For a fox the cheeks wouldnt be nearly as big and would have a different shape. also the ears sit farther forward and the muzzle tilts down. what you have now looks like kangaroo almost.

This is how Id shape a fox roughly. please excuse the crappy job as im using a touch pad to try and draw this. the red lines are the shape and blue would be the foam shapes. also i made one quick sketch of how i see your character as more of a kangaroo. they traditionally have ears far back on the head and pointing backwards. they also have large cheeks and elongated upturned/pointed snouts.

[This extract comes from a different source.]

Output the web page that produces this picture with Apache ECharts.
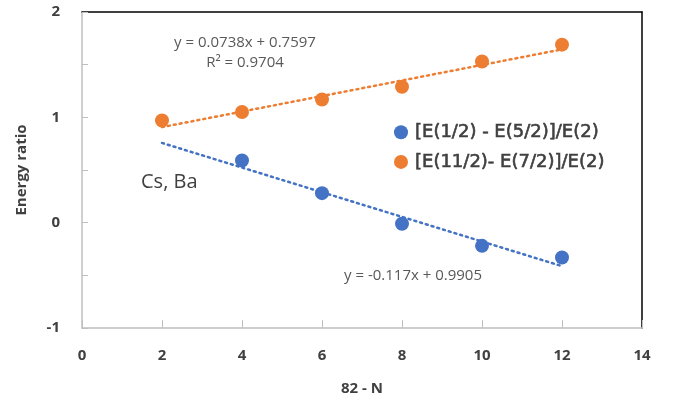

again this is all in my own opinion and if thats how your character actually looks (ie big cheeked fox), then by all means go for it.


----------



## rosewolf13 (Jul 31, 2013)

try bringing the ears forwards a bit (not tilted back at an angle so much) also try bringing them further apart so there is room in between the ears this will maybe give it a less cartoony and more realistic look. Try gluing a piece of Styrofoam from the forehead to the bridge of the nose it'll make the transition smoother looking, more realistic, and easier to fur. So far everything else is looking great! Good luck!


----------



## Bulveye (Jul 31, 2013)

Those illustrations really help, thanks! I didn't go into it with any fursona in mind, I was just looking to create a plain, cookie cutter fox for practice. Trust me, I also don't want to put any more crappy fursuits out there so I'm happy to keep practicing and experimenting until it's nearly perfect. I'll print out those illustrations as well as some fox pictures for reference while foaming attempt number two. 
The bridge between the forehead and nose is a good idea, the transition could certainly use to be smoother. I owe all of you a beer! And now I'm thinking of making a kangaroo because that sounds fun! One step at a time.


----------